C’est dans les moments de narration, comme dans le titre « Neda2 », que Shbash partage un récit intime revenant sur la dimension transgénérationnelle de sa colère. Celle des personnes ayant vécu la Nakba de 1948, ou la « catastrophe » décrivant l’expulsion forcée d’environ 750 000 palestiniens·nes de leur terre afin de créer le nouvel état colonial.
« Tu fais un aller-retour, tu vas donner un CV, et la clé de ta porte est devenue anglaise »
Cette phrase est une référence explicite à la colonisation britannique et à la clé devenue symbole palestinien d’espoir et de résilience. Tirant son origine du vol des habitations de palestiniens·nes par les anglais·es puis les israéliens·nes, dont de nombreuses familles ont gardé la clé dans l’espoir de retourner y vivre un jour.
Dans une scène rap qui tend parfois vers l’imitation excessive des codes états-uniens, comme le rappeur-producteur Osloob nous le disait lors d’une interview en juillet 2023, la proposition de Shbash se démarque grandement. TOP, son dernier EP, est un assemblage de sonorités sombres, de flows brusques et arrogants à des rythmiques plus dansantes réunissant son seum à un esprit de fête grime-like. Les breakbeats rapides de « L’TOP » ou encore les contretemps de « MO6EB SHA3BI » caractérisent parfaitement le son novateur vers lequel le rappeur se dirige progressivement.
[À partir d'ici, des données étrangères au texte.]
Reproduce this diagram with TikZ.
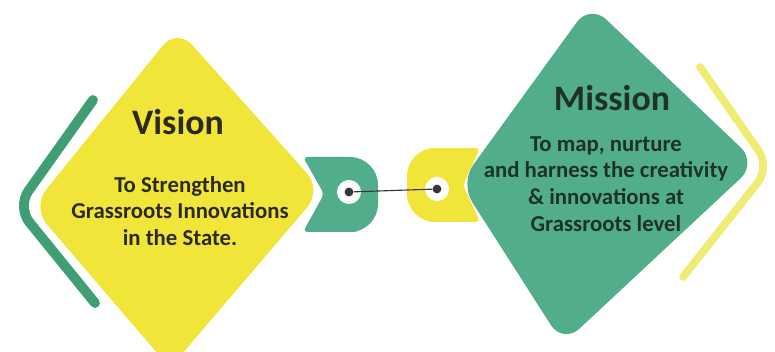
\documentclass[tikz,border=0pt]{standalone}
\usepackage{fontspec}
\setmainfont{Carlito}
\usetikzlibrary{positioning,calc}
\definecolor{visionyellow}{HTML}{F2E53A}
\definecolor{missiongreen}{HTML}{52AE8A}
\definecolor{bracketgreen}{HTML}{3F9E74}
\definecolor{paleyellow}{HTML}{EFEC74}
\definecolor{inkdark}{HTML}{2B2A1F}
\definecolor{inkgreen}{HTML}{1E3326}
\definecolor{dotgrey}{HTML}{3A3440}
\tikzset{
	title/.style={font=\bfseries\fontsize{25.5}{29}\selectfont,anchor=center},
	body/.style={font=\bfseries\fontsize{16.2}{19}\selectfont,align=center,anchor=center},
	hole/.style={circle,fill=white,inner sep=0pt,minimum size=0.6cm},
	pin/.style={circle,fill=dotgrey,inner sep=0pt,minimum size=0.22cm},
	bracket/.style={line width=7pt,line cap=round,rounded corners=14pt},
}

\begin{document}
\begin{tikzpicture}[x=0.025cm,y=-0.025cm]
				\useasboundingbox (0,0) rectangle (775,352);
				
				% side brackets
				\draw[bracket,bracketgreen] (93,100) -- (17,207) -- (95,303);
				\draw[bracket,paleyellow,line width=5.5pt] (700,67) -- (770,167) -- (683,277);
				
				% diamonds
				\fill[visionyellow,rounded corners=16pt] (177,28) -- (322,190) -- (170,368) -- (32,207) -- cycle;
				\fill[missiongreen,rounded corners=16pt] (590,4) -- (757,163) -- (563,344) -- (460,183) -- cycle;
				
				% tabs
				\fill[missiongreen] (340,157) [rounded corners=20pt] -- (378,157) -- (378,232) -- (340,232)
					[rounded corners=3pt] -- (303,232) -- (324,194) -- (303,157) -- cycle;
				\fill[visionyellow] (445,148) [rounded corners=20pt] -- (407,148) -- (407,222) -- (445,222)
					[rounded corners=3pt] -- (480,222) -- (463,185) -- (480,148) -- cycle;
				
				\node (HoleL) at (349,192) [hole] {};
				\node (HoleR) at (437,189) [hole] {};
				\node (PinL) at (HoleL.center) [pin] {};
				\node (PinR) at (HoleR.center) [pin] {};
				\draw[dotgrey,line width=0.8pt] (PinL) -- (PinR);
				
				% texts
				\node (Vision) at (178,122) [title,text=inkdark] {Vision};
				\node (VisionText) at (180,211) [body,text=inkdark] {To Strengthen\\Grassroots Innovations\\in the State.};
				\node (Mission) at (612,98) [title,text=inkgreen] {Mission};
				\node (MissionText) at (606,184) [body,text=inkgreen] {To map, nurture\\and harness the creativity\\\& innovations at\\Grassroots level};
				
				\end{tikzpicture}
\end{document}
TOP ancre d’ailleurs pour de bon Shbash dans la scène hip-hop jordano-palestinienne, puisqu’il a été publié par le nouveau label MilQ, dont le rappeur-producteur pionnier The Synaptik est à l’origine. Leur première collaboration remonte à 2022 avec l’excellent single « SAWARE5 ». Shbash est le premier artiste signé sur ce label dont le but est de valoriser et de soutenir des artistes émergents de la région levantine. La création du label MilQ ainsi que les collaborations de Shbash avec Haykal, ssandkidd, et DJ GAWAD s’inscrivent dans une dynamique de création mutuelle et locale nécessaire à la région.
Shbash incarne finalement une nouvelle génération de rappeurs·ses souhaitant partager leurs récits au monde en maintenant un esprit de réinvention et d’expérimentation musicale. Sa capacité à mêler introspection, amertume et sensibilité à des productions percussives fortement inspirées du grime fait de Shbash une figure plus que prometteuse de la très belle scène de rap jordano-palestinienne en ébullition depuis une dizaine d’années.